━━━━━ GIVEN INFORMATION ━━━━━

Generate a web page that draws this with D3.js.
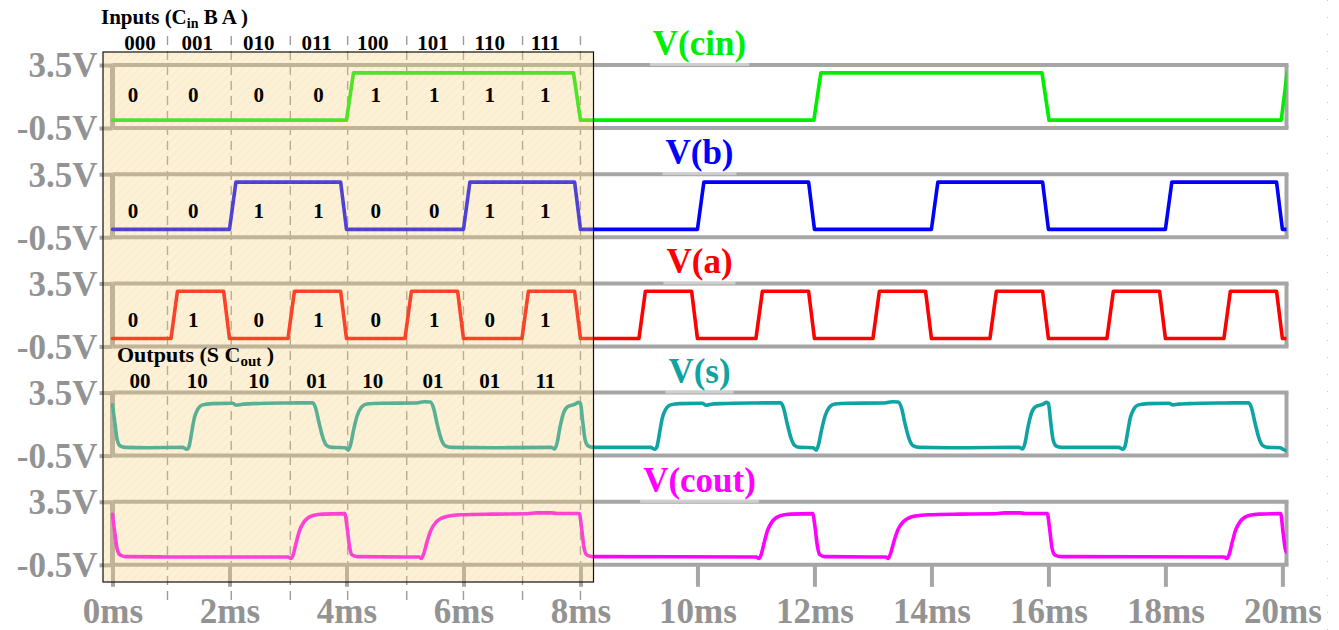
<!DOCTYPE html>
<html><head><meta charset="utf-8">
<script src="https://cdn.jsdelivr.net/npm/d3@7"></script>
<style>
html,body{margin:0;padding:0;background:#fff;}
svg{display:block;}
.lbl{font-family:"Liberation Serif","Times New Roman",serif;font-weight:bold;}
</style></head><body>
<svg id="chart" width="1339" height="630"></svg>
<script>
// ---------- data (time in ms, level in V) ----------
const timeTicks = [0, 2, 4, 6, 8, 10, 12, 14, 16, 18, 20];
const voltTicks = [-0.5, 3.5];
const seriesNames = ["V(cin)", "V(b)", "V(a)", "V(s)", "V(cout)"];

const vCin = [[0,0],[4.0,0],[4.12,3.0],[7.88,3.0],[8.0,0],[11.99,0],[12.11,3.0],[15.89,3.0],[16.01,0],
  [19.98,0],[20.08,3.0]];

const vB = [[0,0],[2.0,0],[2.11,3.0],[3.9,3.0],[4.0,0],[6.0,0],[6.11,3.0],[7.9,3.0],[8.0,0],
  [10.0,0],[10.11,3.0],[11.9,3.0],[12.0,0],[14.0,0],[14.11,3.0],[15.9,3.0],[16.0,0],
  [18.0,0],[18.11,3.0],[19.9,3.0],[20.0,0],[20.07,0]];

const vA = [[0,0],[1.0,0],[1.11,3.0],[1.9,3.0],[2.0,0],[3.0,0],[3.11,3.0],[3.9,3.0],[4.0,0],
  [5.0,0],[5.11,3.0],[5.9,3.0],[6.0,0],[7.0,0],[7.11,3.0],[7.9,3.0],[8.0,0],
  [9.0,0],[9.11,3.0],[9.9,3.0],[10.0,0],[11.0,0],[11.11,3.0],[11.9,3.0],[12.0,0],
  [13.0,0],[13.11,3.0],[13.9,3.0],[14.0,0],[15.0,0],[15.11,3.0],[15.9,3.0],[16.0,0],
  [17.0,0],[17.11,3.0],[17.9,3.0],[18.0,0],[19.0,0],[19.11,3.0],[19.9,3.0],[20.0,0],[20.07,0]];

const vS = [[0,2.72],[0.04,1.6],[0.08,0.5],[0.13,0.12],[0.22,0.02],[0.6,0.0],[1.2,0.02],[1.27,-0.1],
  [1.31,0.1],[1.35,0.9],[1.4,1.9],[1.46,2.45],[1.54,2.72],[1.7,2.8],[2.05,2.82],[2.12,2.7],[2.2,2.75],
  [2.4,2.8],[3.0,2.84],[3.42,2.85],[3.47,2.55],[3.53,1.6],[3.6,0.6],[3.66,0.15],[3.75,0.02],[3.98,0.0],
  [4.03,-0.15],[4.07,0.2],[4.12,1.1],[4.18,2.0],[4.25,2.55],[4.35,2.78],[4.6,2.82],[5.2,2.84],[5.33,2.92],
  [5.43,2.9],[5.49,2.5],[5.55,1.5],[5.62,0.55],[5.69,0.12],[5.8,0.02],[6.5,0.0],[7.5,0.02],[7.56,-0.08],
  [7.6,0.3],[7.65,1.3],[7.71,2.2],[7.78,2.6],[7.9,2.75],[7.97,2.88],[8.0,2.8],[8.04,1.6],[8.08,0.5],
  [8.13,0.12],[8.22,0.02],
  [9.2,0.02],[9.27,-0.1],[9.31,0.1],[9.35,0.9],[9.4,1.9],[9.46,2.45],[9.54,2.72],[9.7,2.8],[10.08,2.82],
  [10.15,2.7],[10.23,2.76],[10.4,2.8],[11.0,2.84],[11.42,2.85],[11.47,2.55],[11.53,1.6],[11.6,0.6],
  [11.66,0.15],[11.75,0.02],[11.98,0.0],[12.03,-0.15],[12.07,0.2],[12.12,1.1],[12.18,2.0],[12.25,2.55],
  [12.35,2.78],[12.6,2.82],[13.2,2.84],[13.33,2.92],[13.43,2.9],[13.49,2.5],[13.55,1.5],[13.62,0.55],
  [13.69,0.12],[13.8,0.02],[14.5,0.0],[15.5,0.02],[15.56,-0.08],[15.6,0.3],[15.65,1.3],[15.71,2.2],
  [15.78,2.6],[15.9,2.75],[15.97,2.88],[16.0,2.8],[16.04,1.6],[16.08,0.5],[16.13,0.12],[16.22,0.02],
  [17.2,0.02],[17.27,-0.1],[17.31,0.1],[17.35,0.9],[17.4,1.9],[17.46,2.45],[17.54,2.72],[17.7,2.8],
  [18.06,2.82],[18.13,2.72],[18.22,2.77],[18.4,2.8],[19.0,2.84],[19.42,2.85],[19.47,2.55],[19.53,1.6],
  [19.6,0.6],[19.66,0.15],[19.75,0.02],[19.96,0.0],[20.02,-0.12],[20.07,-0.18]];

const vCout = [[0,2.7],[0.04,1.5],[0.08,0.5],[0.13,0.12],[0.22,0.02],[1.0,0.0],[3.0,0.0],[3.05,-0.1],
  [3.09,0.15],[3.14,0.9],[3.2,1.7],[3.27,2.2],[3.35,2.5],[3.45,2.65],[3.6,2.72],[3.97,2.75],[4.01,1.9],
  [4.05,0.7],[4.09,0.15],[4.18,0.02],[5.0,0.0],[5.24,0.0],[5.28,-0.1],[5.32,0.2],[5.38,1.0],[5.45,1.75],
  [5.53,2.2],[5.62,2.45],[5.75,2.6],[5.95,2.68],[6.5,2.72],[7.1,2.74],[7.25,2.8],[7.5,2.8],[7.6,2.76],
  [7.98,2.76],[8.02,1.8],[8.06,0.6],[8.11,0.12],[8.2,0.02],
  [11.0,0.0],[11.05,-0.1],[11.09,0.15],[11.14,0.9],[11.2,1.7],[11.27,2.2],[11.35,2.5],[11.45,2.65],
  [11.6,2.72],[11.97,2.75],[12.01,1.9],[12.05,0.7],[12.09,0.15],[12.18,0.02],[13.0,0.0],[13.22,0.0],
  [13.26,-0.1],[13.3,0.2],[13.36,1.0],[13.43,1.75],[13.51,2.2],[13.6,2.45],[13.73,2.6],[13.95,2.68],
  [14.5,2.72],[15.1,2.74],[15.25,2.8],[15.5,2.8],[15.6,2.76],[15.98,2.76],[16.02,1.8],[16.06,0.6],
  [16.11,0.12],[16.2,0.02],
  [19.0,0.0],[19.05,-0.1],[19.09,0.15],[19.14,0.9],[19.2,1.7],[19.27,2.2],[19.35,2.5],[19.45,2.65],
  [19.6,2.72],[19.97,2.75],[20.01,1.6],[20.05,0.5],[20.07,0.3]];

// truth-table annotation for the first 8 ms
const inputCodes  = ["000","001","010","011","100","101","110","111"];
const outputCodes = ["00","10","10","01","10","01","01","11"];
const cinBits = [0,0,0,0,1,1,1,1];
const bBits   = [0,0,1,1,0,0,1,1];
const aBits   = [0,1,0,1,0,1,0,1];
const stateEdges = [0.94, 2.03, 3.04, 4.02, 5.03, 6.0, 7.01, 8.0];   // separators (ms)
const codeTimes  = [0.47, 1.45, 2.5, 3.49, 4.45, 5.48, 6.45, 7.4];  // code label centres (ms)
const bitTimes   = [0.35, 1.38, 2.5, 3.52, 4.5, 5.5, 6.45, 7.4];    // bit label centres (ms)

// ---------- styling / layout ----------
const colors = ["#00ee00", "#0000ff", "#ff0000", "#0fa3a3", "#ff00ff"];
const series = [vCin, vB, vA, vS, vCout];
const smooth = [false, false, false, true, true];
const W = 1339, H = 630;
const plotLeft = 112.5, plotRight = 1286.5;
const paneTop0 = 65, paneStep = 109.2, paneH = 63;
const frameColor = "#a6a6a6", axisTextColor = "#939393";
const FONT = '"Liberation Serif","Times New Roman",serif';

const svg = d3.select("#chart");
svg.append("rect").attr("width", W).attr("height", H).attr("fill", "#fff");

const defs = svg.append("defs");
const pat = defs.append("pattern").attr("id", "hatch").attr("patternUnits", "userSpaceOnUse")
  .attr("width", 8).attr("height", 8);
pat.append("path").attr("d", "M-2,2 L2,-2 M0,8 L8,0 M6,10 L10,6")
  .attr("stroke", "rgba(215,165,80,0.07)").attr("stroke-width", 2);

const x = d3.scaleLinear().domain([0, 20.07]).range([plotLeft, plotRight]);

// faint dotted guide at the far right
svg.append("line").attr("x1", 1327.5).attr("x2", 1327.5).attr("y1", 0).attr("y2", H)
  .attr("stroke", "#c8c8c8").attr("stroke-width", 1).attr("stroke-dasharray", "1,16");

// dashed state separators
svg.append("g").selectAll("line").data(stateEdges).join("line")
  .attr("x1", d => x(d)).attr("x2", d => x(d)).attr("y1", 36).attr("y2", 600)
  .attr("stroke", "#9c9c9c").attr("stroke-width", 1.4).attr("stroke-dasharray", "9,6");

const panes = [];
series.forEach((data, i) => {
  const top = paneTop0 + i * paneStep;
  const y = d3.scaleLinear().domain([-0.5, 3.5]).range([top + paneH, top]);
  panes.push({ top, y });
  const g = svg.append("g");

  // frame
  g.append("line").attr("x1", plotLeft).attr("x2", plotRight + 2).attr("y1", y(3.5)).attr("y2", y(3.5))
    .attr("stroke", frameColor).attr("stroke-width", 4);
  g.append("line").attr("x1", plotLeft).attr("x2", plotRight + 2).attr("y1", y(-0.5)).attr("y2", y(-0.5))
    .attr("stroke", frameColor).attr("stroke-width", 4);
  g.append("line").attr("x1", plotRight).attr("x2", plotRight).attr("y1", top).attr("y2", top + paneH)
    .attr("stroke", frameColor).attr("stroke-width", 4);
  g.append("line").attr("x1", plotLeft).attr("x2", plotLeft).attr("y1", top).attr("y2", top + paneH)
    .attr("stroke", frameColor).attr("stroke-width", 5);

  // voltage axis
  const ax = g.append("g").attr("transform", `translate(${plotLeft},0)`)
    .call(d3.axisLeft(y).tickValues(voltTicks).tickSize(13).tickPadding(2).tickFormat(v => v + "V"));
  ax.select(".domain").remove();
  ax.selectAll(".tick line").attr("stroke", frameColor).attr("stroke-width", 4);
  ax.selectAll(".tick text").attr("fill", axisTextColor).attr("font-family", FONT)
    .attr("font-weight", "bold").attr("font-size", 35).attr("dy", "0.34em");

  // waveform
  const clipId = "clip" + i;
  defs.append("clipPath").attr("id", clipId).append("rect")
    .attr("x", plotLeft - 2).attr("y", top - 8).attr("width", plotRight - plotLeft + 2).attr("height", paneH + 16);
  const line = d3.line().x(d => x(d[0])).y(d => y(d[1]))
    .curve(smooth[i] ? d3.curveMonotoneX : d3.curveLinear);
  g.append("path").datum(data).attr("clip-path", `url(#${clipId})`)
    .attr("d", line).attr("fill", "none").attr("stroke", colors[i])
    .attr("stroke-width", 3.6).attr("stroke-linejoin", "round").attr("stroke-linecap", "round");
});

// time axis below the last pane
const last = panes[panes.length - 1];
const xAxis = svg.append("g").attr("transform", `translate(0,${last.top + paneH})`)
  .call(d3.axisBottom(x).tickValues(timeTicks).tickSize(22).tickPadding(11).tickFormat(t => t + "ms"));
xAxis.select(".domain").remove();
xAxis.selectAll(".tick line").attr("stroke", frameColor).attr("stroke-width", 4);
xAxis.selectAll(".tick text").attr("fill", axisTextColor).attr("font-family", FONT)
  .attr("font-weight", "bold").attr("font-size", 35);

// pane titles with a light backing over the frame line
panes.forEach((p, i) => {
  const tg = svg.append("g");
  const bg = tg.append("rect");
  const t = tg.append("text").attr("class", "lbl").attr("x", (plotLeft + plotRight) / 2)
    .attr("y", p.top - 10).attr("text-anchor", "middle").attr("font-size", 35)
    .attr("fill", colors[i]).text(seriesNames[i]);
  const b = t.node().getBBox();
  bg.attr("x", b.x - 3).attr("y", p.top - 2).attr("width", b.width + 6).attr("height", 3)
    .attr("fill", "#fff").attr("opacity", 0.45);
});

// highlighted truth-table region
const hl = { x0: 103, x1: 593.5, y0: 52, y1: 582 };
svg.append("rect").attr("x", hl.x0).attr("y", hl.y0).attr("width", hl.x1 - hl.x0).attr("height", hl.y1 - hl.y0)
  .attr("fill", "rgba(250,210,125,0.30)");
svg.append("rect").attr("x", hl.x0).attr("y", hl.y0).attr("width", hl.x1 - hl.x0).attr("height", hl.y1 - hl.y0)
  .attr("fill", "url(#hatch)").attr("stroke", "#111").attr("stroke-width", 1.2);

// annotation text
const ann = svg.append("g").attr("font-family", FONT).attr("font-weight", "bold").attr("fill", "#000");
const inTitle = ann.append("text").attr("x", 101).attr("y", 24).attr("font-size", 21);
inTitle.append("tspan").text("Inputs (C");
inTitle.append("tspan").attr("font-size", 14).attr("dy", 4).text("in");
inTitle.append("tspan").attr("dy", -4).text(" B A )");

ann.selectAll(".code").data(inputCodes).join("text")
  .attr("x", (d, k) => x(codeTimes[k])).attr("y", 50).attr("text-anchor", "middle")
  .attr("font-size", 21).text(d => d);

const bitRows = [
  { bits: cinBits, pane: 0, level: 1.6 },
  { bits: bBits, pane: 1, level: 1.2 },
  { bits: aBits, pane: 2, level: 1.17 }
];
bitRows.forEach(r => {
  const yy = panes[r.pane].y(r.level);
  ann.append("g").selectAll("text").data(r.bits).join("text")
    .attr("x", (d, k) => x(bitTimes[k])).attr("y", yy).attr("dy", "0.34em")
    .attr("text-anchor", "middle").attr("font-size", 21).text(d => d);
});

const outTitle = ann.append("text").attr("x", 117).attr("y", 362).attr("font-size", 22);
outTitle.append("tspan").text("Outputs (S C");
outTitle.append("tspan").attr("font-size", 15).attr("dy", 4).text("out");
outTitle.append("tspan").attr("dy", -4).text(" )");

ann.append("g").selectAll("text").data(outputCodes).join("text")
  .attr("x", (d, k) => x(codeTimes[k])).attr("y", 388).attr("text-anchor", "middle")
  .attr("font-size", 21).text(d => d);
</script>
</body></html>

━━━━━

**PROBLEM REQUIREMENTS:**
Everything from the first line of the listing above through the line that contains "[18.0,0],[18.11,3.0],[19.9,3.0],[20.0,0],[20.07,0]];" is to be restated word for word, minus the pictures.

**ANSWER IN FULL:**
Generate a web page that draws this with D3.js.
<!DOCTYPE html>
<html><head><meta charset="utf-8">
<script src="https://cdn.jsdelivr.net/npm/d3@7"></script>
<style>
html,body{margin:0;padding:0;background:#fff;}
svg{display:block;}
.lbl{font-family:"Liberation Serif","Times New Roman",serif;font-weight:bold;}
</style></head><body>
<svg id="chart" width="1339" height="630"></svg>
<script>
// ---------- data (time in ms, level in V) ----------
const timeTicks = [0, 2, 4, 6, 8, 10, 12, 14, 16, 18, 20];
const voltTicks = [-0.5, 3.5];
const seriesNames = ["V(cin)", "V(b)", "V(a)", "V(s)", "V(cout)"];

const vCin = [[0,0],[4.0,0],[4.12,3.0],[7.88,3.0],[8.0,0],[11.99,0],[12.11,3.0],[15.89,3.0],[16.01,0],
  [19.98,0],[20.08,3.0]];

const vB = [[0,0],[2.0,0],[2.11,3.0],[3.9,3.0],[4.0,0],[6.0,0],[6.11,3.0],[7.9,3.0],[8.0,0],
  [10.0,0],[10.11,3.0],[11.9,3.0],[12.0,0],[14.0,0],[14.11,3.0],[15.9,3.0],[16.0,0],
  [18.0,0],[18.11,3.0],[19.9,3.0],[20.0,0],[20.07,0]];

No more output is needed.